Main image: Team from Spotlight Reporting, Xero’s Global Add-On of the Year
The future of accounting software is likely to be something like this. Imagine monthly GDP, CPI, business staff numbers, weather temperatures and rainfall feeding averages, etc. alongside the financials of a monthly profit and loss statement.
With interactive insights, advisors can look at how the macro and micro environments react together to affect business performance. Planning and forecasting becomes a science of pulling predicted future data and overlaying it across internal knowledge.
Your accounting program gives you a precise understanding of the profit drivers of the business and tools to intuitively forecast the future. Businesses who adopt this technology will be able to devise the optimal plan and delivery to market for their products and services.
So we’re not there yet, but we are rapidly moving towards that point – that was my major takeout from attending Xerocon, Xero’s recent two day conference held in Auckland, New Zealand.
As an Australian girl at a New Zealand conference I did notice the vision explained was slightly different to what I’d heard before.
On a crisp Auckland morning, Xero founder and CEO Rod Drury shared a vision that was bigger than just Xero. He challenged the audience to export their services to the world.
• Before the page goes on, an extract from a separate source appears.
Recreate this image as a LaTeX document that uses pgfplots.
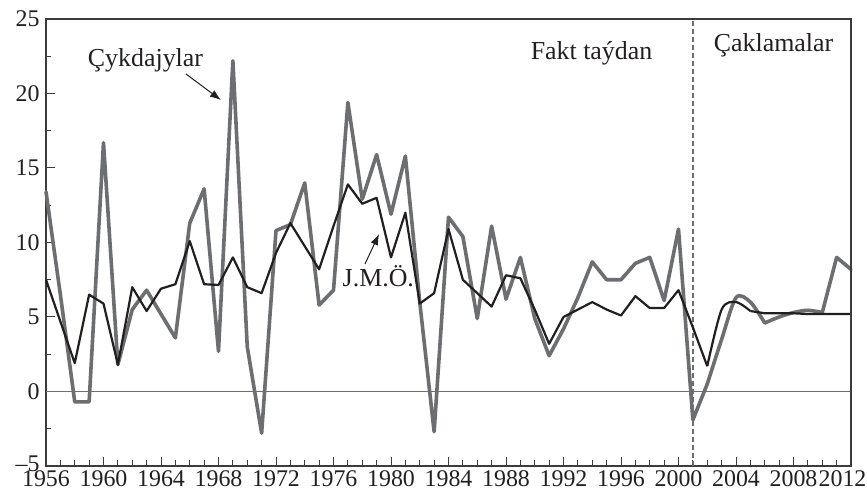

“Imagine if everyone in New Zealand exported their services and we were bringing foreign money into New Zealand – what would that do for our economy?”
I had a chuckle to myself at this point because I’m sure he told all of us here in Australia to consider outsourcing to New Zealand accountants and bookkeepers as they were 40 percent cheaper than us Australians! Smart move Mr Drury.
Back to the conference and other key announcements were that various big businesses had formed partnerships with Xero.
Microsoft is integrating Office 365 into Xero Practice Studio. A dedicated Xero feed to Microsoft Office 365 will give users the ability to send data from Xero and Xero Practice Manager directly through Microsoft Outlook.
New Zealand payment network Paymark, which processes 75 percent of the nation’s transactions, will soon be able to send receipts directly to Xero for expense management. Paymark is essentially the middle man, between the bank and the point of sale device.
Warehouse Stationery, a New Zealand version of Officeworks, will be able to send invoices to customers through Xero. Customers will be able to pay their bills from within Xero through a banking 2.0 initiative.
The partnership announcements connecting big business with small business will create a ‘financial web (that) will stimulate small business like we have never seen before,’ Drury said. A quarter of small businesses in New Zealand use Xero and a fifth of all Xero users connect to at least one add-on program.
As a small smart country New Zealand is the ideal petri dish for pushing the capabilities of a connected business environment. The Kiwis seem to be both keen and proud to try new things.
While the rest of the world seems to be creating the next social media platform, Kiwi tech businesses are developing strong business platforms that work with and around the Xero ecosystem.
As well as the partnership announcements Auckland Xerocon 2015 was about big data. And if ‘big data’ was a man, NGO CEO Lillian Grace is grooming him and making him deliciously appetising and bloody useful.
Through her not-for-profit organisation Wiki New Zealand she’s democratising data. “We think that providing usable, clear, digestible and unbiased information will help you make better decisions, and will lead to better outcomes for you, for your community and for New Zealand,” Grace said.
Grace shared with us at Xerocon, what she’s delivering via Wiki New Zealand, and my interpretation of that is one day we will run that macro data alongside micro data within the business and make better decisions!
Xerocon was more than just technology. With numerous costume changes Lisa Martin did her best to turn the accounting conference into an accountants and bookkeepers COMIC-CON conference.
A caped Xero hero with GoFi8ure, a nurse in six inch heels ready to check your business health, and promoting bookkeeping professionalism as vice president of the New Zealand Bookkeepers Association, Martin’s posse added to the excitement.
Martin’s not the only one in the Xero community to wear a few hats (or capes). I’m not sure why this is? Is it because they can think faster, can focus deeper, can see opportunities coming? Have lots of spare time on their hands because of all that cloud automation?
So that’s a wrap. That’s what this Aussie girl thought of the Kiwi Xerocon. I liked the New Zealand flavour of the conference. If you’re operating in this space, investing in attending an overseas event definitely broadens your mind to possibilities beyond your own shore.
The next Xerocon is in June in Denver USA. Maybe you should consider dusting off your ski boots?